*The request:* Include the line containing "plot[smooth, tension=0.6] coordinates" and all lines before it, repeated exactly from the listing below, without pictures.

--- Start Data provided ---

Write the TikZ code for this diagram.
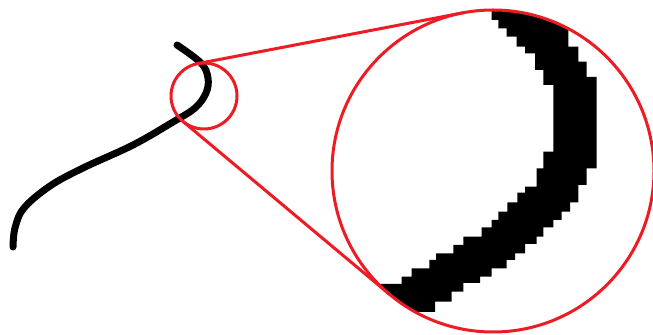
\documentclass[tikz,border=0pt]{standalone}
\usepackage{tikz}
\usetikzlibrary{calc}

\definecolor{paintred}{RGB}{237,28,36}

\begin{document}
\begin{tikzpicture}[x=0.5pt, y=0.5pt, yscale=-1,
    stroke/.style={line width=3.5pt, line cap=round, black},
    lens/.style={line width=1.5pt, paintred}]
        \useasboundingbox (0,0) rectangle (653,335);

        % Circle centres
        \coordinate (sc) at (204,96);
        \coordinate (bc) at (493,171);

        % Original stroke
        \draw[stroke] plot[smooth, tension=0.6] coordinates {(13,247) (15,228) (24,208) (50,186) (83,168) (133,145) (173,122) (195,108) (206,93) (208,78) (201,63) (177,45)};

        % Magnified pixels
        \begin{scope}
            \clip (bc) circle (160);
            \fill[black] (491.7,0) -- (491.7,20) -- (498.3,20) -- (498.3,28.3) -- (506.7,28.3) -- (506.7,36.7)
                -- (516.7,36.7) -- (516.7,46.7) -- (525,46.7) -- (525,53.3) -- (535,53.3) -- (535,70)
                -- (543.3,70) -- (543.3,85) -- (553.3,85) -- (553.3,151.7) -- (543.3,151.7) -- (543.3,168.3)
                -- (536.7,168.3) -- (536.7,186.7) -- (525,186.7) -- (525,192.7) -- (517.3,192.7) -- (517.3,202.3)
                -- (507.3,202.3) -- (507.3,211.7) -- (498.3,211.7) -- (498.3,220) -- (491.7,220) -- (491.7,227.3)
                -- (481.7,227.3) -- (481.7,236.7) -- (463.3,236.7) -- (463.3,245) -- (453.3,245) -- (453.3,253.3)
                -- (436,253.3) -- (436,260) -- (429.3,260) -- (429.3,268.3) -- (411.7,268.3) -- (411.7,276.7)
                -- (401.7,276.7) -- (401.7,284) -- (370,284) -- (370,312) -- (435,312) -- (435,301.7)
                -- (451.7,301.7) -- (451.7,291.7) -- (463.3,291.7) -- (463.3,283) -- (480,283) -- (480,276.7)
                -- (491.7,276.7) -- (491.7,268.3) -- (506.7,268.3) -- (506.7,260) -- (515,260) -- (515,253.3)
                -- (525,253.3) -- (525,244) -- (536.7,244) -- (536.7,236.7) -- (543.3,236.7) -- (543.3,227.3)
                -- (553.3,227.3) -- (553.3,220) -- (561.7,220) -- (561.7,211.7) -- (570,211.7) -- (570,202.3)
                -- (578.3,202.3) -- (578.3,185) -- (586.7,185) -- (586.7,168.3) -- (596.7,168.3) -- (596.7,77)
                -- (586.7,77) -- (586.7,61.7) -- (578.3,61.7) -- (578.3,46.7) -- (568.3,46.7) -- (568.3,0) -- cycle;
        \end{scope}

        % Lens circles
        \draw[lens] (sc) circle (33);
        \draw[lens] (bc) circle (161);

        % Tangent points
        \coordinate (sa) at ($(sc)+(-100.85:33)$);
        \coordinate (ba) at ($(bc)+(-100.85:161)$);
        \coordinate (sb) at ($(sc)+(129.95:33)$);
        \coordinate (bb) at ($(bc)+(129.95:161)$);

        % Tangents
        \draw[lens] (sa) -- (ba);
        \draw[lens] (sb) -- (bb);
    \end{tikzpicture}
\end{document}
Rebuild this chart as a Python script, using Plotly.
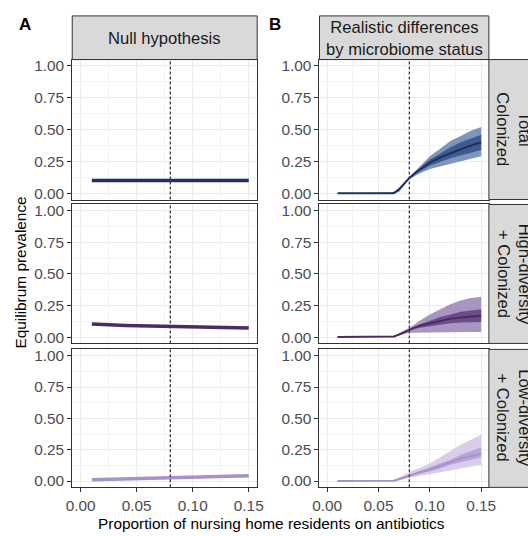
import plotly.graph_objects as go

# ---------------- data ----------------
LX = [0.01, 0.02, 0.03, 0.04, 0.05, 0.06, 0.07, 0.08, 0.09, 0.10, 0.11, 0.12, 0.13, 0.14, 0.15]
null_total = [0.10] * 15
null_high = [0.103, 0.096, 0.095, 0.092, 0.090, 0.088, 0.086, 0.085, 0.083, 0.081, 0.080, 0.078, 0.075, 0.073, 0.072]
null_low = [0.010, 0.012, 0.015, 0.018, 0.020, 0.022, 0.024, 0.027, 0.029, 0.031, 0.033, 0.035, 0.037, 0.039, 0.043]

RX = [0.01, 0.02, 0.03, 0.04, 0.05, 0.06, 0.065, 0.07, 0.075, 0.08, 0.085, 0.09, 0.10, 0.11, 0.12, 0.13, 0.14, 0.15]
tot_med = [0, 0, 0, 0, 0, 0, 0.000, 0.030, 0.075, 0.120, 0.155, 0.185, 0.240, 0.280, 0.315, 0.345, 0.375, 0.400]
tot_ohi = [0, 0, 0, 0, 0, 0.003, 0.010, 0.040, 0.085, 0.125, 0.170, 0.205, 0.290, 0.350, 0.410, 0.450, 0.490, 0.520]
tot_olo = [0, 0, 0, 0, 0, 0, 0.000, 0.010, 0.060, 0.110, 0.135, 0.155, 0.190, 0.210, 0.230, 0.250, 0.270, 0.290]
tot_ihi = [0, 0, 0, 0, 0, 0, 0.003, 0.035, 0.080, 0.122, 0.162, 0.195, 0.265, 0.310, 0.360, 0.400, 0.430, 0.460]
tot_ilo = [0, 0, 0, 0, 0, 0, 0.000, 0.020, 0.070, 0.117, 0.145, 0.170, 0.215, 0.245, 0.275, 0.300, 0.320, 0.340]

hi_med = [0, 0, 0, 0, 0, 0, 0.005, 0.020, 0.040, 0.060, 0.075, 0.090, 0.110, 0.130, 0.145, 0.155, 0.165, 0.170]
hi_ohi = [0, 0, 0, 0, 0, 0.003, 0.010, 0.030, 0.050, 0.075, 0.100, 0.130, 0.180, 0.220, 0.260, 0.290, 0.310, 0.320]
hi_olo = [0, 0, 0, 0, 0, 0, 0.000, 0.010, 0.025, 0.035, 0.040, 0.040, 0.040, 0.040, 0.040, 0.040, 0.040, 0.040]
hi_ihi = [0, 0, 0, 0, 0, 0, 0.007, 0.025, 0.045, 0.065, 0.085, 0.100, 0.130, 0.160, 0.180, 0.200, 0.210, 0.220]
hi_ilo = [0, 0, 0, 0, 0, 0, 0.003, 0.015, 0.035, 0.055, 0.065, 0.075, 0.090, 0.100, 0.110, 0.115, 0.120, 0.120]

lo_med = [0, 0, 0, 0, 0, 0, 0.003, 0.015, 0.030, 0.045, 0.060, 0.070, 0.090, 0.120, 0.150, 0.180, 0.200, 0.220]
lo_ohi = [0, 0, 0, 0, 0, 0.003, 0.010, 0.030, 0.050, 0.075, 0.090, 0.105, 0.140, 0.190, 0.240, 0.290, 0.330, 0.370]
lo_olo = [0, 0, 0, 0, 0, 0, 0.000, 0.005, 0.015, 0.025, 0.035, 0.040, 0.050, 0.065, 0.080, 0.100, 0.115, 0.130]
lo_ihi = [0, 0, 0, 0, 0, 0, 0.005, 0.020, 0.035, 0.050, 0.065, 0.080, 0.105, 0.140, 0.170, 0.210, 0.240, 0.270]
lo_ilo = [0, 0, 0, 0, 0, 0, 0.001, 0.010, 0.025, 0.040, 0.050, 0.060, 0.080, 0.100, 0.130, 0.150, 0.170, 0.190]

x_ticks = [0.00, 0.05, 0.10, 0.15]
x_ticklabels = ["0.00", "0.05", "0.10", "0.15"]
y_ticks = [0.00, 0.25, 0.50, 0.75, 1.00]
y_ticklabels = ["0.00", "0.25", "0.50", "0.75", "1.00"]
abx_ref = 0.08

col_titles = ["Null hypothesis", "Realistic differences<br>by microbiome status"]
row_titles = ["Total<br>Colonized", "High-diversity<br>+ Colonized", "Low-diversity<br>+ Colonized"]

# styles
line_cols = ["#1d315f", "#4a2b64", "#a792cc"]
outer_cols = ["#7f95bb", "#a896c0", "#d8cdea"]
inner_cols = ["#3e5b8e", "#6c4d8a", "#b8a6d8"]

W, H = 528, 536
def px_x(p): return p / W
def px_y(p): return 1 - p / H

col_dom = [(67, 257), (321, 495)]
row_dom = [(58, 199), (204, 344), (350, 489)]
FONT = "Liberation Sans, Arial, sans-serif"
TICKSZ = 15.4
STRIPSZ = 16.6

fig = go.Figure()
layout = {}
shapes = []
annotations = []

left_series = [null_total, null_high, null_low]
right_series = [
    (tot_med, tot_olo, tot_ohi, tot_ilo, tot_ihi),
    (hi_med, hi_olo, hi_ohi, hi_ilo, hi_ihi),
    (lo_med, lo_olo, lo_ohi, lo_ilo, lo_ihi),
]

for r in range(3):
    for c in range(2):
        idx = r * 2 + c + 1
        xa = "x" if idx == 1 else f"x{idx}"
        ya = "y" if idx == 1 else f"y{idx}"
        xkey = "xaxis" if idx == 1 else f"xaxis{idx}"
        ykey = "yaxis" if idx == 1 else f"yaxis{idx}"
        bottom = (r == 2)
        layout[xkey] = dict(
            domain=[px_x(col_dom[c][0]), px_x(col_dom[c][1])],
            anchor=ya, range=[-0.0075, 0.1575],
            tickvals=x_ticks, ticktext=x_ticklabels,
            showticklabels=bottom, ticks="outside" if bottom else "",
            ticklen=4, tickcolor="#333333", tickwidth=1,
            tickfont=dict(size=TICKSZ, color="#4d4d4d", family=FONT),
            showgrid=True, gridcolor="#ebebeb", gridwidth=1.2,
            minor=dict(tickvals=[0.025, 0.075, 0.125], showgrid=True,
                       gridcolor="#f3f3f3", gridwidth=0.8),
            showline=True, mirror=True, linecolor="#333333", linewidth=1,
            zeroline=False, fixedrange=True,
        )
        layout[ykey] = dict(
            domain=[px_y(row_dom[r][1]), px_y(row_dom[r][0])],
            anchor=xa, range=[-0.05, 1.05],
            tickvals=y_ticks, ticktext=y_ticklabels,
            ticks="outside", ticklen=4, tickcolor="#333333", tickwidth=1,
            tickfont=dict(size=TICKSZ, color="#4d4d4d", family=FONT),
            showgrid=True, gridcolor="#ebebeb", gridwidth=1.2,
            minor=dict(tickvals=[0.125, 0.375, 0.625, 0.875], showgrid=True,
                       gridcolor="#f3f3f3", gridwidth=0.8),
            showline=True, mirror=True, linecolor="#333333", linewidth=1,
            zeroline=False, fixedrange=True,
        )
        if c == 0:
            fig.add_trace(go.Scatter(x=LX, y=left_series[r], mode="lines",
                                     line=dict(color=line_cols[r], width=3.5),
                                     xaxis=xa, yaxis=ya, showlegend=False,
                                     hoverinfo="skip"))
        else:
            med, olo, ohi, ilo, ihi = right_series[r]
            fig.add_trace(go.Scatter(x=RX + RX[::-1], y=ohi + olo[::-1],
                                     fill="toself", fillcolor=outer_cols[r],
                                     line=dict(width=0), mode="lines",
                                     xaxis=xa, yaxis=ya, showlegend=False,
                                     hoverinfo="skip"))
            fig.add_trace(go.Scatter(x=RX + RX[::-1], y=ihi + ilo[::-1],
                                     fill="toself", fillcolor=inner_cols[r],
                                     line=dict(width=0), mode="lines",
                                     xaxis=xa, yaxis=ya, showlegend=False,
                                     hoverinfo="skip"))
            fig.add_trace(go.Scatter(x=RX, y=med, mode="lines",
                                     line=dict(color=line_cols[r], width=2),
                                     xaxis=xa, yaxis=ya, showlegend=False,
                                     hoverinfo="skip"))
        # dashed reference line
        shapes.append(dict(type="line", xref=xa, yref=f"{ya} domain",
                           x0=abx_ref, x1=abx_ref, y0=0, y1=1,
                           line=dict(color="#3a3a3a", width=1.3, dash="3px,2px"),
                           layer="above"))

# column strips
for c in range(2):
    x0, x1 = col_dom[c]
    shapes.append(dict(type="rect", xref="paper", yref="paper",
                       x0=px_x(x0), x1=px_x(x1), y0=px_y(58), y1=px_y(14),
                       fillcolor="#d9d9d9", line=dict(color="#333333", width=1)))
    annotations.append(dict(text=col_titles[c], xref="paper", yref="paper",
                            x=px_x((x0 + x1) / 2), y=px_y(37),
                            xanchor="center", yanchor="middle", showarrow=False,
                            font=dict(size=STRIPSZ, color="#1a1a1a", family=FONT)))
# row strips (right column)
for r in range(3):
    y0, y1 = row_dom[r]
    shapes.append(dict(type="rect", xref="paper", yref="paper",
                       x0=px_x(495), x1=px_x(545), y0=px_y(y1), y1=px_y(y0),
                       fillcolor="#d9d9d9", line=dict(color="#333333", width=1)))
    annotations.append(dict(text=row_titles[r], xref="paper", yref="paper",
                            x=px_x(520), y=px_y((y0 + y1) / 2), textangle=90,
                            xanchor="center", yanchor="middle", showarrow=False,
                            font=dict(size=STRIPSZ, color="#1a1a1a", family=FONT)))

# panel labels
annotations.append(dict(text="<b>A</b>", xref="paper", yref="paper", x=px_x(19), y=px_y(23),
                        xanchor="center", yanchor="middle", showarrow=False,
                        font=dict(size=17, color="#000000", family=FONT)))
annotations.append(dict(text="<b>B</b>", xref="paper", yref="paper", x=px_x(275), y=px_y(23),
                        xanchor="center", yanchor="middle", showarrow=False,
                        font=dict(size=17, color="#000000", family=FONT)))
# axis titles
annotations.append(dict(text="Equilibrum prevalence", xref="paper", yref="paper",
                        x=px_x(14), y=px_y(273), textangle=-90,
                        xanchor="center", yanchor="middle", showarrow=False,
                        font=dict(size=15.4, color="#000000", family=FONT)))
annotations.append(dict(text="Proportion of nursing home residents on antibiotics",
                        xref="paper", yref="paper", x=px_x(272), y=px_y(525),
                        xanchor="center", yanchor="middle", showarrow=False,
                        font=dict(size=15.4, color="#000000", family=FONT)))

fig.update_layout(
    width=W, height=H,
    margin=dict(l=0, r=0, t=0, b=0),
    paper_bgcolor="white", plot_bgcolor="white",
    shapes=shapes, annotations=annotations,
    font=dict(family=FONT),
    **layout,
)
fig.write_html("out.html", config={"displayModeBar": False},
               post_script="document.body.style.margin='0';document.body.style.overflow='hidden';")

--- End Data provided ---

*In response:*
Write the TikZ code for this diagram.
\documentclass[tikz,border=0pt]{standalone}
\usepackage{tikz}
\usetikzlibrary{calc}

\definecolor{paintred}{RGB}{237,28,36}

\begin{document}
\begin{tikzpicture}[x=0.5pt, y=0.5pt, yscale=-1,
    stroke/.style={line width=3.5pt, line cap=round, black},
    lens/.style={line width=1.5pt, paintred}]
        \useasboundingbox (0,0) rectangle (653,335);

        % Circle centres
        \coordinate (sc) at (204,96);
        \coordinate (bc) at (493,171);

        % Original stroke
        \draw[stroke] plot[smooth, tension=0.6] coordinates {(13,247) (15,228) (24,208) (50,186) (83,168) (133,145) (173,122) (195,108) (206,93) (208,78) (201,63) (177,45)};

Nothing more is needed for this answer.